Интересно репетировать оперу, автор которой сидит за спиной. Прокофьев, Стравинский, Шостакович, Войнберг, Щедрин, Хренников… Разные? Но все с удивлением и интересом следят за тем, как персонажи их опер становятся действующими, живыми людьми и как эмоции, начертанные ими на нотах, становятся осязаемыми, живыми, становятся знаком конкретного человека-образа. Как в связи с восьмушками, четвертями, точками, паузами возникает жизнь человеческого духа, конкретного человека. Они узнают волновавшие их когда-то образы, но видят их в новой стихии — стихии театра, действия жизни. Совершается чудо взаимооплодотворения искусства музыки и театра.
Гениальные композиторы со страхом и радостью, удивлением и любопытством следят, как созданное ими в музыкальном образном мышлении переселяется во вторую, вечную жизнь, жизнь в театре! Я заметил, что чем талантливее композитор, тем трепетнее он следит за таинством этого процесса.
Иные композиторы ждут от театра (режиссера) иллюстрации действия музыки. «Здесь у меня флейта играет гаммочку, вроде как ветерок „п-лом-бом-бом-фьють“. Нельзя ли это отобразить на сцене? — сказал мне однажды такой горе-драматург-композитор. — Может быть, занавесочку чуть пошевелить?» Большие композиторы готовы скорее пренебречь мелкими музыкальными точностями: им всегда важен спектакль. Во имя театра и для театра они и пишут оперы.
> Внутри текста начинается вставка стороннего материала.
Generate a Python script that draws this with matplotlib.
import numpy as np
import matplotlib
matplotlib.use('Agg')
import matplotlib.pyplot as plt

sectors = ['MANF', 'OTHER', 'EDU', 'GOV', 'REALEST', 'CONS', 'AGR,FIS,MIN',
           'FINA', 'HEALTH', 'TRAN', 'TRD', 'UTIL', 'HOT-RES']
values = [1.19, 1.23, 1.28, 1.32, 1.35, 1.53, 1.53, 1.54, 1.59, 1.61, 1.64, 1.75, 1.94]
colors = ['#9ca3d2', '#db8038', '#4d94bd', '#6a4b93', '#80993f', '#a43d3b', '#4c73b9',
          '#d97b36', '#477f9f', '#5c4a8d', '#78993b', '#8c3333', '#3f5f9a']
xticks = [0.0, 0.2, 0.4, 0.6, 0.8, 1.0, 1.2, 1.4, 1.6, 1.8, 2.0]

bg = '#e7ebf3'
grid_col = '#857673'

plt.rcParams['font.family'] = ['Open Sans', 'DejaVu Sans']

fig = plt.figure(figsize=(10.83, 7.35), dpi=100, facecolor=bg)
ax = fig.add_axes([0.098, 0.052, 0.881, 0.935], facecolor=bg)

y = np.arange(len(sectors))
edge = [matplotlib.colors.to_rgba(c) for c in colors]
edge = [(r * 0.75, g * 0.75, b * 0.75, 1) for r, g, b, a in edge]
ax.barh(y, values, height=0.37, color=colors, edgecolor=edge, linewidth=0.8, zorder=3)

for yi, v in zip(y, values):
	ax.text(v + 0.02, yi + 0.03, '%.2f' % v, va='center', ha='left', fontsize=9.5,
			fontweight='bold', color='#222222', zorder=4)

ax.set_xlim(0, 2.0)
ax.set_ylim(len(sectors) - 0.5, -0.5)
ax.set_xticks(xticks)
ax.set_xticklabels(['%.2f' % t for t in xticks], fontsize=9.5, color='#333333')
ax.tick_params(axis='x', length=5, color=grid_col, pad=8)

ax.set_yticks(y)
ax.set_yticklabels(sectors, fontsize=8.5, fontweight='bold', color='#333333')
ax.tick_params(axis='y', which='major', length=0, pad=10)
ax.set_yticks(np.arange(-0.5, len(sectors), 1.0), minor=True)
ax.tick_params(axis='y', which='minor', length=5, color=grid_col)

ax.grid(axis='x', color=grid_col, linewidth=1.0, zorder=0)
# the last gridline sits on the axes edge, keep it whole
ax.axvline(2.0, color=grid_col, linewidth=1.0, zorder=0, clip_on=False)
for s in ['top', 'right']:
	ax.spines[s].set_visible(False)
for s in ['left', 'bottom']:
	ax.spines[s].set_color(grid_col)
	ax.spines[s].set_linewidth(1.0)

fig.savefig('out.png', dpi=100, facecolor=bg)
Как-то на репетиции за моей спиной сидел Прокофьев. Я, желая «потрафить» знаменитому композитору, а заодно и блеснуть своей «музыкальностью», настойчиво требовал от певца точного ритмического рисунка в какой-то фразе. И так приставал к певцу, пока не почувствовал на своем плече руку Сергея Сергеевича. Он похлопал меня по плечу и сухо сказал: «Не приставайте к нему, это же мелочь, не в ней дело. Не сбивайте его с главного, смотрите, какие у него правильные глаза!» «Хорошие, выразительные», — добавила супруга композитора Мирра Александровна.
Я вспоминаю рассказ одного старого артиста хора, который присутствовал на репетиции Шаляпина с дирижером Тосканини по опере «Мефистофель» Бойто. Может быть, это и легенда, но весьма поучительная.
Тосканини: «Господин Шаляпин, Вы здесь упорно поете триоли вместо дуолей. Извольте повторить это место». (Шаляпин повторяет, делая ту же ошибку.)
Тосканини: «Так невозможно! Вы снова делаете ту же ошибку! Будем повторять, пока вы не споете правильно! Надо не сочинять, а петь то, что написал автор!»